**Task to carry out:** Write out the full listing exactly as given, minus the images.

============

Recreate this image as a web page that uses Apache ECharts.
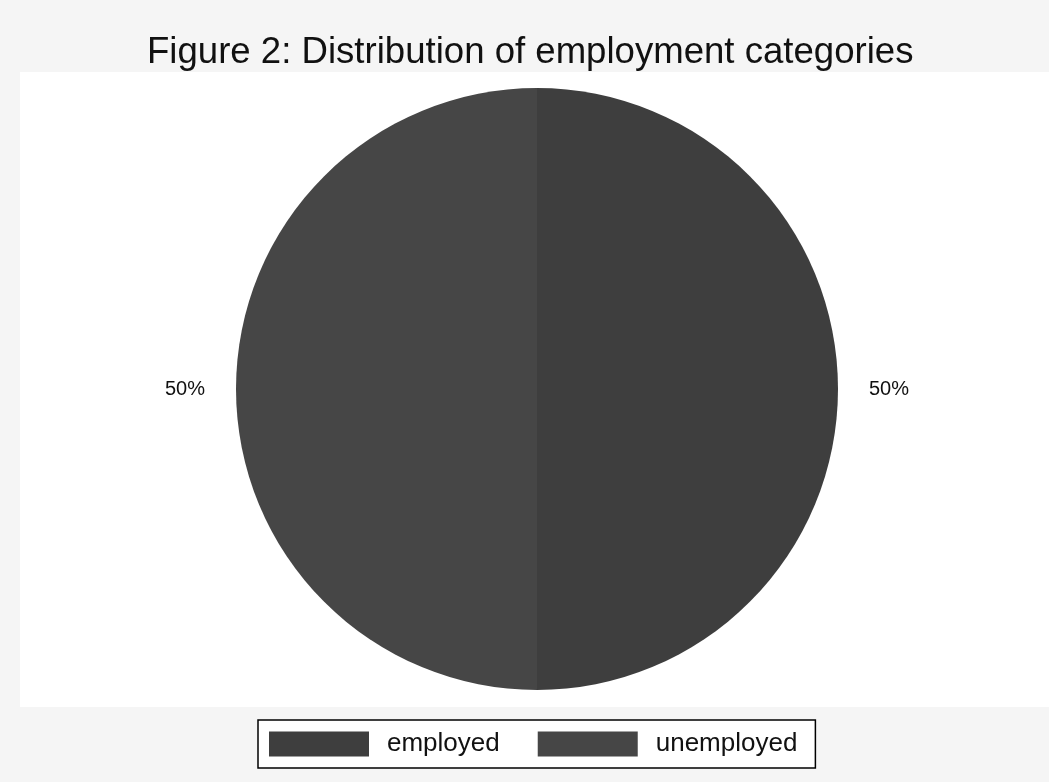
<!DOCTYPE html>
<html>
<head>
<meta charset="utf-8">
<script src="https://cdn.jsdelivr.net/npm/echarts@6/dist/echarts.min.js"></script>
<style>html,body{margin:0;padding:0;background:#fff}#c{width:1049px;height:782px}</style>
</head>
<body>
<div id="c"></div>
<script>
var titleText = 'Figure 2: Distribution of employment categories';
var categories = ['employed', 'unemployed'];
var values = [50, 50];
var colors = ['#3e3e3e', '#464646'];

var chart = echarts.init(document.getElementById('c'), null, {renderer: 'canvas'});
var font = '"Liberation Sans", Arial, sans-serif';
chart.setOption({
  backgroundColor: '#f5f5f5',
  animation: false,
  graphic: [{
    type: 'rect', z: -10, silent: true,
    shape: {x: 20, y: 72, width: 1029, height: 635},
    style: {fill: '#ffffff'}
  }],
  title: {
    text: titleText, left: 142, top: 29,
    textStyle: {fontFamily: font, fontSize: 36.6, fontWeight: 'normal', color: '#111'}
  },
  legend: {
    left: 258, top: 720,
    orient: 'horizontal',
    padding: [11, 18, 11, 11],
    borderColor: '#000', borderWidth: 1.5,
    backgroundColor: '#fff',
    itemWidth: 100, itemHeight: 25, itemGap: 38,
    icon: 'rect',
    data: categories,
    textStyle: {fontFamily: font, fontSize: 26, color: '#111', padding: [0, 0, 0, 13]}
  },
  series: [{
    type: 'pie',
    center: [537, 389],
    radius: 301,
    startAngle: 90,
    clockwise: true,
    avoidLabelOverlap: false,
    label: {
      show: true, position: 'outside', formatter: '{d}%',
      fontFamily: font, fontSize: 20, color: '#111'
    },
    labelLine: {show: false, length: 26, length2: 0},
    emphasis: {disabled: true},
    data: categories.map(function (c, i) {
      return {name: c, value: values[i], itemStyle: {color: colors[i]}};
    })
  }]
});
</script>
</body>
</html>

============

**Problem solution:**
Recreate this image as a web page that uses Apache ECharts.
<!DOCTYPE html>
<html>
<head>
<meta charset="utf-8">
<script src="https://cdn.jsdelivr.net/npm/echarts@6/dist/echarts.min.js"></script>
<style>html,body{margin:0;padding:0;background:#fff}#c{width:1049px;height:782px}</style>
</head>
<body>
<div id="c"></div>
<script>
var titleText = 'Figure 2: Distribution of employment categories';
var categories = ['employed', 'unemployed'];
var values = [50, 50];
var colors = ['#3e3e3e', '#464646'];

var chart = echarts.init(document.getElementById('c'), null, {renderer: 'canvas'});
var font = '"Liberation Sans", Arial, sans-serif';
chart.setOption({
  backgroundColor: '#f5f5f5',
  animation: false,
  graphic: [{
    type: 'rect', z: -10, silent: true,
    shape: {x: 20, y: 72, width: 1029, height: 635},
    style: {fill: '#ffffff'}
  }],
  title: {
    text: titleText, left: 142, top: 29,
    textStyle: {fontFamily: font, fontSize: 36.6, fontWeight: 'normal', color: '#111'}
  },
  legend: {
    left: 258, top: 720,
    orient: 'horizontal',
    padding: [11, 18, 11, 11],
    borderColor: '#000', borderWidth: 1.5,
    backgroundColor: '#fff',
    itemWidth: 100, itemHeight: 25, itemGap: 38,
    icon: 'rect',
    data: categories,
    textStyle: {fontFamily: font, fontSize: 26, color: '#111', padding: [0, 0, 0, 13]}
  },
  series: [{
    type: 'pie',
    center: [537, 389],
    radius: 301,
    startAngle: 90,
    clockwise: true,
    avoidLabelOverlap: false,
    label: {
      show: true, position: 'outside', formatter: '{d}%',
      fontFamily: font, fontSize: 20, color: '#111'
    },
    labelLine: {show: false, length: 26, length2: 0},
    emphasis: {disabled: true},
    data: categories.map(function (c, i) {
      return {name: c, value: values[i], itemStyle: {color: colors[i]}};
    })
  }]
});
</script>
</body>
</html>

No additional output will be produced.